Instruction
Go through the entries below and retype them exactly, omitting each picture.

Provided data
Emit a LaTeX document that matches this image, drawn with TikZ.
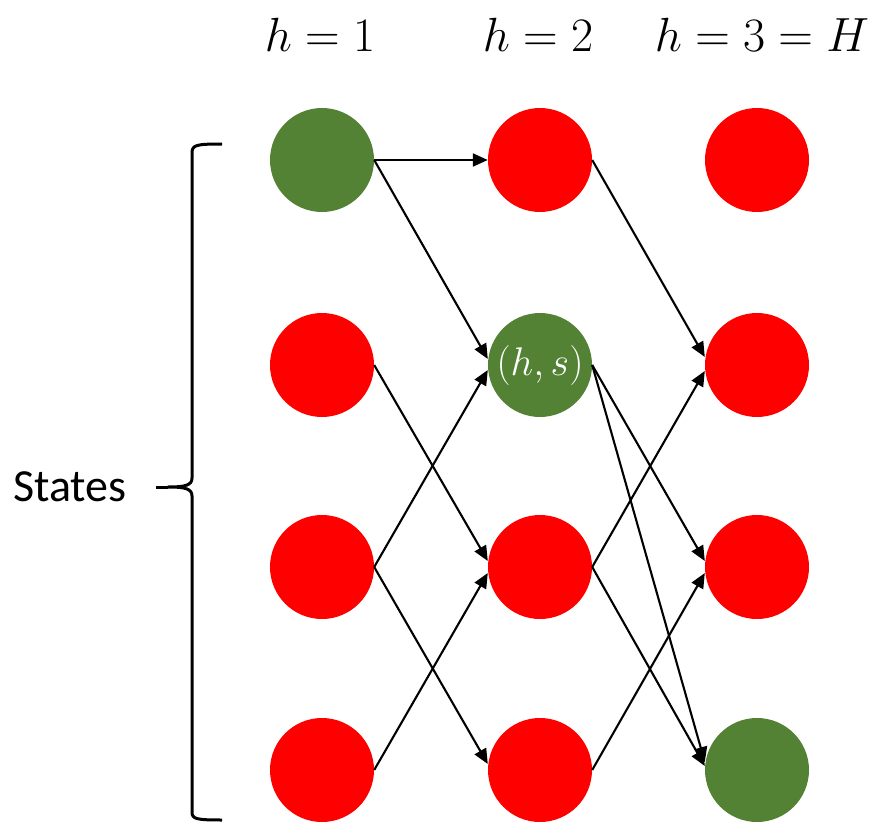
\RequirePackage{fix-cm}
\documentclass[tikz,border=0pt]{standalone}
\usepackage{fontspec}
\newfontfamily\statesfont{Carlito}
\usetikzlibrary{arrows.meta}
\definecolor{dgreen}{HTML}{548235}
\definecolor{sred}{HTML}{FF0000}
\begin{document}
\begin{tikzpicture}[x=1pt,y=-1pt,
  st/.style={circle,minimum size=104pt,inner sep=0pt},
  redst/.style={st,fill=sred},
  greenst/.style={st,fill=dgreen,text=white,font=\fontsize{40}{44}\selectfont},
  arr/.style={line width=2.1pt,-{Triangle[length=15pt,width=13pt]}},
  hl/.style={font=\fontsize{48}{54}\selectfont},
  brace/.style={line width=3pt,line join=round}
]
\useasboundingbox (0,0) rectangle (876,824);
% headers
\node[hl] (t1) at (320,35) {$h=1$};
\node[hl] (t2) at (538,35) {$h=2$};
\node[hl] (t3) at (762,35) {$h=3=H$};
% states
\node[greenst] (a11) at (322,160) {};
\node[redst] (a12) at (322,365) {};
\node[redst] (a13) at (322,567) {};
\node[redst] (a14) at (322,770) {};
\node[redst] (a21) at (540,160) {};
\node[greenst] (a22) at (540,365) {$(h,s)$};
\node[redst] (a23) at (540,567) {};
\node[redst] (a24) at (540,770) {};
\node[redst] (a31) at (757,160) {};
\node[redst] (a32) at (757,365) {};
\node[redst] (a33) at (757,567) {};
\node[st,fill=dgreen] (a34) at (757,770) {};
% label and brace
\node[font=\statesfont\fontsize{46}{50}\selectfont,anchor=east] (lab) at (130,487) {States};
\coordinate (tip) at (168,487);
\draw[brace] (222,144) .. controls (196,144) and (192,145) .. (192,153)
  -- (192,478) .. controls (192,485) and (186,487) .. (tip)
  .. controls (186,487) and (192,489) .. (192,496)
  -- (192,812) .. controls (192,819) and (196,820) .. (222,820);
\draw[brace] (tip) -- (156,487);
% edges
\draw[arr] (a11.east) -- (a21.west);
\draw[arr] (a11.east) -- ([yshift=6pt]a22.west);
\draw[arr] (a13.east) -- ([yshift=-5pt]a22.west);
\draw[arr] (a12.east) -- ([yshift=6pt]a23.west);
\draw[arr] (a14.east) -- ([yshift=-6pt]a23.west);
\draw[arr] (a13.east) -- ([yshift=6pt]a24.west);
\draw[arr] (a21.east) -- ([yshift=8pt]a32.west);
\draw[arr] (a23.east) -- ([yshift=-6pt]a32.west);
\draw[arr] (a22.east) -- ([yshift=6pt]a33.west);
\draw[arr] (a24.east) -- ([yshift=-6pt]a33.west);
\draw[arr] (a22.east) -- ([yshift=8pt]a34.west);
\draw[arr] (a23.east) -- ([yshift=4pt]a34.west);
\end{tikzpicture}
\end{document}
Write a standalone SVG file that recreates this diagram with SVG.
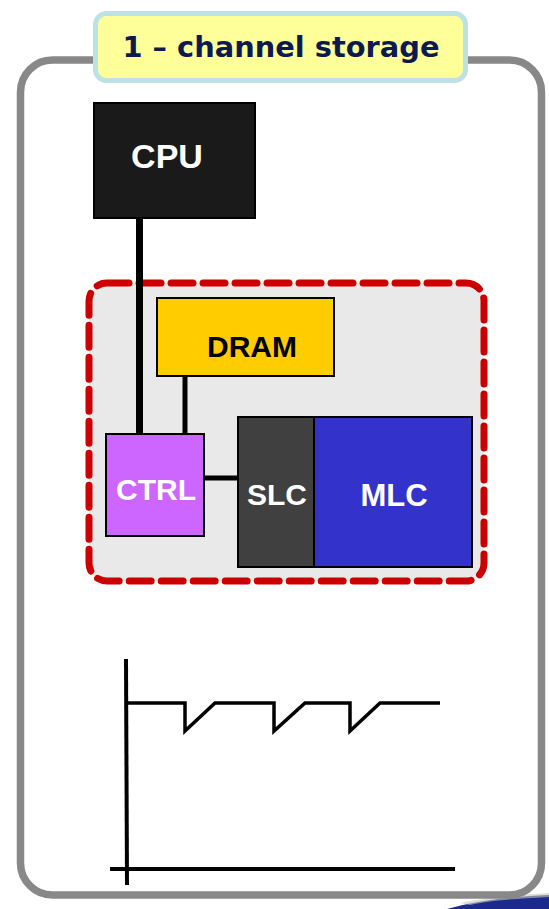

Response below
Emit a LaTeX document that matches this image, drawn with TikZ.
\RequirePackage{fix-cm}
\documentclass[tikz,border=0pt]{standalone}
\usepackage{fontspec}
\newfontfamily\statesfont{Carlito}
\usetikzlibrary{arrows.meta}
\definecolor{dgreen}{HTML}{548235}
\definecolor{sred}{HTML}{FF0000}
\begin{document}
\begin{tikzpicture}[x=1pt,y=-1pt,
  st/.style={circle,minimum size=104pt,inner sep=0pt},
  redst/.style={st,fill=sred},
  greenst/.style={st,fill=dgreen,text=white,font=\fontsize{40}{44}\selectfont},
  arr/.style={line width=2.1pt,-{Triangle[length=15pt,width=13pt]}},
  hl/.style={font=\fontsize{48}{54}\selectfont},
  brace/.style={line width=3pt,line join=round}
]
\useasboundingbox (0,0) rectangle (876,824);
% headers
\node[hl] (t1) at (320,35) {$h=1$};
\node[hl] (t2) at (538,35) {$h=2$};
\node[hl] (t3) at (762,35) {$h=3=H$};
% states
\node[greenst] (a11) at (322,160) {};
\node[redst] (a12) at (322,365) {};
\node[redst] (a13) at (322,567) {};
\node[redst] (a14) at (322,770) {};
\node[redst] (a21) at (540,160) {};
\node[greenst] (a22) at (540,365) {$(h,s)$};
\node[redst] (a23) at (540,567) {};
\node[redst] (a24) at (540,770) {};
\node[redst] (a31) at (757,160) {};
\node[redst] (a32) at (757,365) {};
\node[redst] (a33) at (757,567) {};
\node[st,fill=dgreen] (a34) at (757,770) {};
% label and brace
\node[font=\statesfont\fontsize{46}{50}\selectfont,anchor=east] (lab) at (130,487) {States};
\coordinate (tip) at (168,487);
\draw[brace] (222,144) .. controls (196,144) and (192,145) .. (192,153)
  -- (192,478) .. controls (192,485) and (186,487) .. (tip)
  .. controls (186,487) and (192,489) .. (192,496)
  -- (192,812) .. controls (192,819) and (196,820) .. (222,820);
\draw[brace] (tip) -- (156,487);
% edges
\draw[arr] (a11.east) -- (a21.west);
\draw[arr] (a11.east) -- ([yshift=6pt]a22.west);
\draw[arr] (a13.east) -- ([yshift=-5pt]a22.west);
\draw[arr] (a12.east) -- ([yshift=6pt]a23.west);
\draw[arr] (a14.east) -- ([yshift=-6pt]a23.west);
\draw[arr] (a13.east) -- ([yshift=6pt]a24.west);
\draw[arr] (a21.east) -- ([yshift=8pt]a32.west);
\draw[arr] (a23.east) -- ([yshift=-6pt]a32.west);
\draw[arr] (a22.east) -- ([yshift=6pt]a33.west);
\draw[arr] (a24.east) -- ([yshift=-6pt]a33.west);
\draw[arr] (a22.east) -- ([yshift=8pt]a34.west);
\draw[arr] (a23.east) -- ([yshift=4pt]a34.west);
\end{tikzpicture}
\end{document}
Write a standalone SVG file that recreates this diagram with SVG.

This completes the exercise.